Сплошные тяготы жизни, сплошные слезы, сплошное хныканье, – и это читается преимущественно рабочими. Такая литература воспитывает из них плаксивых баб, единственное утешение которых – воспоминания, слабая надежда, что когда‑нибудь все же настанет какая‑то новая заря. А покамест их жены, по собственным словам поэтов, «дают миру новых рабов»…
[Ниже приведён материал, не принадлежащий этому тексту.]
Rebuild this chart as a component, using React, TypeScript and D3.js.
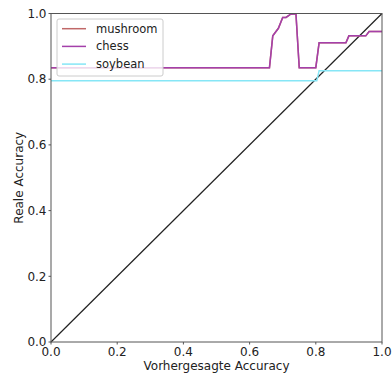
import { useEffect, useRef } from 'react'
import * as d3 from 'd3'

// x = predicted accuracy, y = real accuracy
const chessX = [0, 0.66, 0.67, 0.687, 0.70, 0.71, 0.724, 0.74, 0.75, 0.80, 0.81, 0.891, 0.90, 0.951, 0.961, 1.0]
const chessY = [0.835, 0.835, 0.932, 0.955, 0.988, 0.988, 0.998, 0.999, 0.835, 0.835, 0.911, 0.911, 0.932, 0.932, 0.945, 0.945]
const mushroomX = [0, 0.66, 0.67, 0.687, 0.70, 0.71, 0.724, 0.74, 0.75, 0.80, 0.81, 0.891, 0.90, 0.951, 0.961, 1.0]
const mushroomY = [0.835, 0.835, 0.932, 0.955, 0.988, 0.988, 0.998, 0.999, 0.835, 0.835, 0.911, 0.911, 0.932, 0.932, 0.945, 0.945]
const soybeanX = [0, 0.803, 0.81, 1.0]
const soybeanY = [0.795, 0.795, 0.826, 0.826]
const diagonal = [0, 1]
const ticks = [0, 0.2, 0.4, 0.6, 0.8, 1.0]

const series = [
  { name: 'mushroom', xs: mushroomX, ys: mushroomY, color: '#c06868' },
  { name: 'chess', xs: chessX, ys: chessY, color: '#a440aa' },
  { name: 'soybean', xs: soybeanX, ys: soybeanY, color: '#86e6f6' },
]

export default function App() {
  const svgRef = useRef<SVGSVGElement>(null)

  useEffect(() => {
    if (!svgRef.current) return
    const svg = d3.select(svgRef.current)
    svg.selectAll('*').remove()

    const left = 51
    const right = 382
    const top = 13.5
    const bottom = 342
    const font = 'DejaVu Sans, sans-serif'

    const x = d3.scaleLinear().domain([0, 1]).range([left, right])
    const y = d3.scaleLinear().domain([0, 1]).range([bottom, top])

    const plot = svg.append('g')

    // diagonal reference
    plot.append('path')
      .datum(diagonal)
      .attr('d', d3.line<number>().x((d) => x(d)).y((d) => y(d)))
      .attr('fill', 'none')
      .attr('stroke', '#222')
      .attr('stroke-width', 1.2)

    const line = d3.line<[number, number]>().x((d) => x(d[0])).y((d) => y(d[1]))
    series.forEach((s) => {
      const pts = s.xs.map((v, i) => [v, s.ys[i]] as [number, number])
      plot.append('path')
        .datum(pts)
        .attr('d', line)
        .attr('fill', 'none')
        .attr('stroke', s.color)
        .attr('stroke-width', 1.5)
    })

    // spines
    svg.append('rect')
      .attr('x', left)
      .attr('y', top)
      .attr('width', right - left)
      .attr('height', bottom - top)
      .attr('fill', 'none')
      .attr('stroke', '#555')
      .attr('stroke-width', 1)

    // x ticks
    const xt = svg.append('g')
    ticks.forEach((t) => {
      xt.append('line')
        .attr('x1', x(t)).attr('x2', x(t))
        .attr('y1', bottom).attr('y2', bottom + 2.5)
        .attr('stroke', '#555')
      xt.append('text')
        .attr('x', x(t))
        .attr('y', bottom + 14)
        .attr('text-anchor', 'middle')
        .attr('font-family', font)
        .attr('font-size', 12)
        .attr('fill', '#222')
        .text(t.toFixed(1))
    })

    // y ticks
    const yt = svg.append('g')
    ticks.forEach((t) => {
      yt.append('line')
        .attr('x1', left - 2.5).attr('x2', left)
        .attr('y1', y(t)).attr('y2', y(t))
        .attr('stroke', '#555')
      yt.append('text')
        .attr('x', left - 4.5)
        .attr('y', y(t))
        .attr('dy', '0.35em')
        .attr('text-anchor', 'end')
        .attr('font-family', font)
        .attr('font-size', 12)
        .attr('fill', '#222')
        .text(t.toFixed(1))
    })

    // axis labels
    svg.append('text')
      .attr('x', (left + right) / 2)
      .attr('y', 370)
      .attr('text-anchor', 'middle')
      .attr('font-family', font)
      .attr('font-size', 12)
      .attr('fill', '#222')
      .text('Vorhergesagte Accuracy')

    svg.append('text')
      .attr('transform', `translate(23,${(top + bottom) / 2}) rotate(-90)`)
      .attr('text-anchor', 'middle')
      .attr('font-family', font)
      .attr('font-size', 12)
      .attr('fill', '#222')
      .text('Reale Accuracy')

    // legend
    const lg = svg.append('g').attr('transform', 'translate(57,19)')
    lg.append('rect')
      .attr('width', 106)
      .attr('height', 57)
      .attr('rx', 2)
      .attr('fill', 'white')
      .attr('fill-opacity', 0.8)
      .attr('stroke', '#ccc')
    series.forEach((s, i) => {
      const cy = 9.7 + i * 17.7
      lg.append('line')
        .attr('x1', 5).attr('x2', 29)
        .attr('y1', cy).attr('y2', cy)
        .attr('stroke', s.color)
        .attr('stroke-width', 1.5)
      lg.append('text')
        .attr('x', 39)
        .attr('y', cy)
        .attr('dy', '0.35em')
        .attr('font-family', font)
        .attr('font-size', 11.5)
        .attr('fill', '#222')
        .text(s.name)
    })
  }, [])

  return (
    <svg
      ref={svgRef}
      width={392}
      height={376}
      style={{ position: 'absolute', left: 0, top: 0, display: 'block' }}
    ></svg>
  )
}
Когда наконец мы услышим песни без фраз, когда наконец прочтем социальный рассказ без вечного хныканья и увидим на наших сценах настоящую социальную пьесу – пьесу о победоносном восстании, песню мятежа, гимн побеждающего пролетариата, а не смехотворную дребедень вроде социального стихотворения в жалком майском номере социал‑демократов – «Сон павшего героя 48‑го года о всеобщем избирательном праве…»

Заметки к публикации: 
Первая публикация: «Комуна», 26.4.1907.
 
«Гудят колеса, шестерни», «Уголь в шахте мы рубали»... — Обе цитаты взяты из собственных сборников Гашека: «Майские выкрики» и «Непериодическое издание» (1903). Таким образом, Гашек в своих сатирических очерках иронизирует и над самим собой.